A artista brasileira Rosi Ferh apresentou a primeira parte da sua performance intitulada ULI – VOZ OFF. Trata-se de um projeto académico, constituído por recortes de memórias, relatadas à artista por vários imigrantes e refugiados.
Na sua performance há um momento definitivo e assustador. É quando a personagem principal apanha um papel a dizer “A Guerra vai começar”. De onde veio essa frase?
Um colega meu é da Guiné e passou por essa situação. O pai dele era militar, os meninos estavam a brincar na rua, passou um helicóptero e atirou os papeis para o ar. Essa memória do Tó Zé – assim se chama o meu colega -, serviu como o ponto de partida. Depois desenvolvi a ideia das fronteiras que a personagem vai atravessando. Incluí no meu trabalho também a história de uma menina da Palestina cujo pai é jornalista na BBC. Quando ela viu que a guerra começou, foi para a rua e começou a filmar os seus parquinhos, os lugares onde brincava. Só que não existiam mais. A única pergunta dela era: “porque estão a fazer isso?” Uma outra personagem é uma mulher refugiada que mora em Lisboa. Ela perdeu a sua família, perdeu a casa e isso impressionou-me muito. Ou sejam, verdadeiramente existe só na sua memória, pois é uma realidade que já não existe. Mas ao mesmo tempo estas pessoas refugiadas começam a pertencer a qualquer lugar.
Não só a Uli que é a personagem principal. O fio vermelho também é.
Sim, é um fio que nos une e ao mesmo tempo indica o caminho. Acho que estamos todos interligados. A cor vermelha do foi é o nosso sangue. A cor de sangue não depende da raça é igual para todos. No fundo podemos falar línguas diferentes, podemos ser de vários lugares do mundo, mas rezamos por mesmas ideias e temos os mesmos desejos.

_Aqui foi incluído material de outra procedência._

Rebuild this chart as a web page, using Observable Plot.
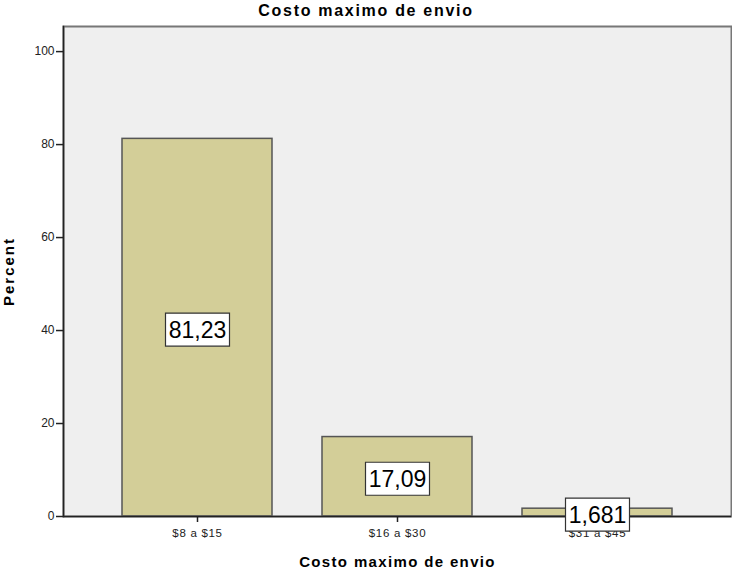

ULI – VOZ OFF é um bom projeto para levar às escolas.
O projeto trata da efemeridade da vida. Faz pensar como nós desenhamos a nossa vida. A ideia é levar o projeto às escolas para que as crianças possam observar como que é feita a reflexão da vida, como nasce a curiosidade. É uma história para as crianças se poderem identificar com a Uli. Para o público novo eu tenho uma mala verdadeira com um fio vermelho. Dentro da malinha estão as memórias da Uli: uma chave de uma casa que não existe mais, mas que pode abrir uma imaginação; um relógio de corrente que é o tempo contado; um bonequinho dela; as fotos da família.
Porque é que ela se chama Uli?
O nome veio-me. Nem tentei imaginar o outro nome. Uli é um nome universal como e a questão dos refugiados é universal. Por isso é que ficou a ideia de VOZ OFF, para não limitar com um idioma concreto. Somos todos humanos, não é?
O projeto já está acabado?
Não. É preciso arranjar um financiamento para fazer a segunda parte. A ideia é fazer uma performance conversando com o vídeo que acabámos de ver. A ideia é interagir. Uli atravessa várias fronteiras: do cárcere onde sofre abusos; da censura, quando lhe negam comida ou cama às pessoas refugiadas; a fronteira da escolha, quando a Uli deixa tudo no campo de refugiados para ir e buscar algo mais. Essa é a interação onde entram os objetos da mala.